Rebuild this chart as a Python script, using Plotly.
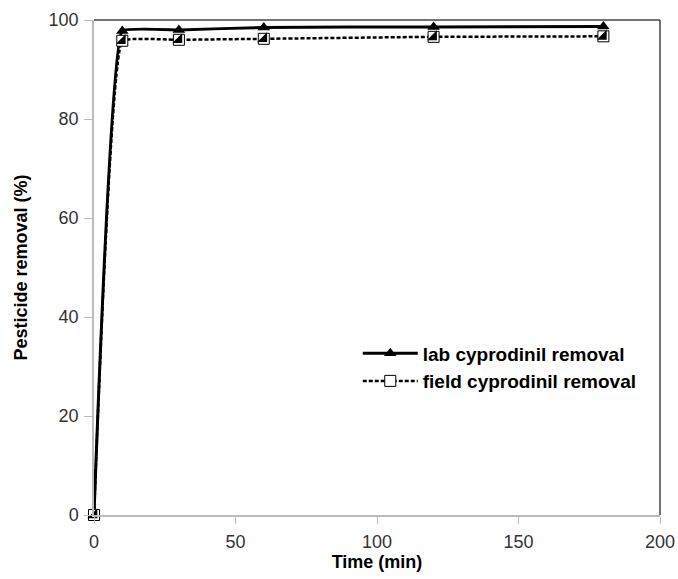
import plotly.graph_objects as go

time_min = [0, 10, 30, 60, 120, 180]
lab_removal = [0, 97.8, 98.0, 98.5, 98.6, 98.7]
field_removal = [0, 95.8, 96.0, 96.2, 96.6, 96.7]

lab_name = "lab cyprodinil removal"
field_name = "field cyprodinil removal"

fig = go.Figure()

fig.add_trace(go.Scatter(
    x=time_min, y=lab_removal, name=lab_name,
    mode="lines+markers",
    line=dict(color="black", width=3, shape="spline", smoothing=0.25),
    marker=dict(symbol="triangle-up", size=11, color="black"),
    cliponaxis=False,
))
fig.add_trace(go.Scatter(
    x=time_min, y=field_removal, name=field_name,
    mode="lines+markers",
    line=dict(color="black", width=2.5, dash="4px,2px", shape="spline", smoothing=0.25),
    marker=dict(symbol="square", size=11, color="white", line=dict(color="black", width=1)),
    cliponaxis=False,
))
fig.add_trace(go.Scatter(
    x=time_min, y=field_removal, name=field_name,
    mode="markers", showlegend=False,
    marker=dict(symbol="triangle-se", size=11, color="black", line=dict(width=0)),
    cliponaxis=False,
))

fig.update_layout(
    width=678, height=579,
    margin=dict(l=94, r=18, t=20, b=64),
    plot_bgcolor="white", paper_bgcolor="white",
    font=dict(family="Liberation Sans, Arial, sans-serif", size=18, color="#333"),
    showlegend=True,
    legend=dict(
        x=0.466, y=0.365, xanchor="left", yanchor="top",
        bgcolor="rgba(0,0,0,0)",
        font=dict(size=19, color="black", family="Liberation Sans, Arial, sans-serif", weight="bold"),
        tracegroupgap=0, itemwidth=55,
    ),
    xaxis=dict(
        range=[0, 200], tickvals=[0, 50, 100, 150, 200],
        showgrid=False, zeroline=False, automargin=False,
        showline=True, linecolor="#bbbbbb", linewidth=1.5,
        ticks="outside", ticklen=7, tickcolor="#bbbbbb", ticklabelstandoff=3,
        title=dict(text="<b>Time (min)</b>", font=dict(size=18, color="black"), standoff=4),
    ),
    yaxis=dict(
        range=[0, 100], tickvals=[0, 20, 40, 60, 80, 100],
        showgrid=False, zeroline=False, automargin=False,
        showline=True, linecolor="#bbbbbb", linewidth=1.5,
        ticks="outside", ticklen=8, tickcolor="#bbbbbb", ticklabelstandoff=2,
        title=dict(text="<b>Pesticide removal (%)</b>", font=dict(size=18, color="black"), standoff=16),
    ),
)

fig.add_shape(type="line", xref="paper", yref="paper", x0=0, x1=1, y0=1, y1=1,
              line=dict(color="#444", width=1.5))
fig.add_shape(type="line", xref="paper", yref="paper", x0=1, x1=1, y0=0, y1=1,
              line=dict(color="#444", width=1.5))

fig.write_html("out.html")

DIRECTIONS.
Leave out the pictures, then repeat the listing above exactly from its first line to the line with "fig = go.Figure()", inclusive.

FULL SOLUTION.
Rebuild this chart as a Python script, using Plotly.
import plotly.graph_objects as go

time_min = [0, 10, 30, 60, 120, 180]
lab_removal = [0, 97.8, 98.0, 98.5, 98.6, 98.7]
field_removal = [0, 95.8, 96.0, 96.2, 96.6, 96.7]

lab_name = "lab cyprodinil removal"
field_name = "field cyprodinil removal"

fig = go.Figure()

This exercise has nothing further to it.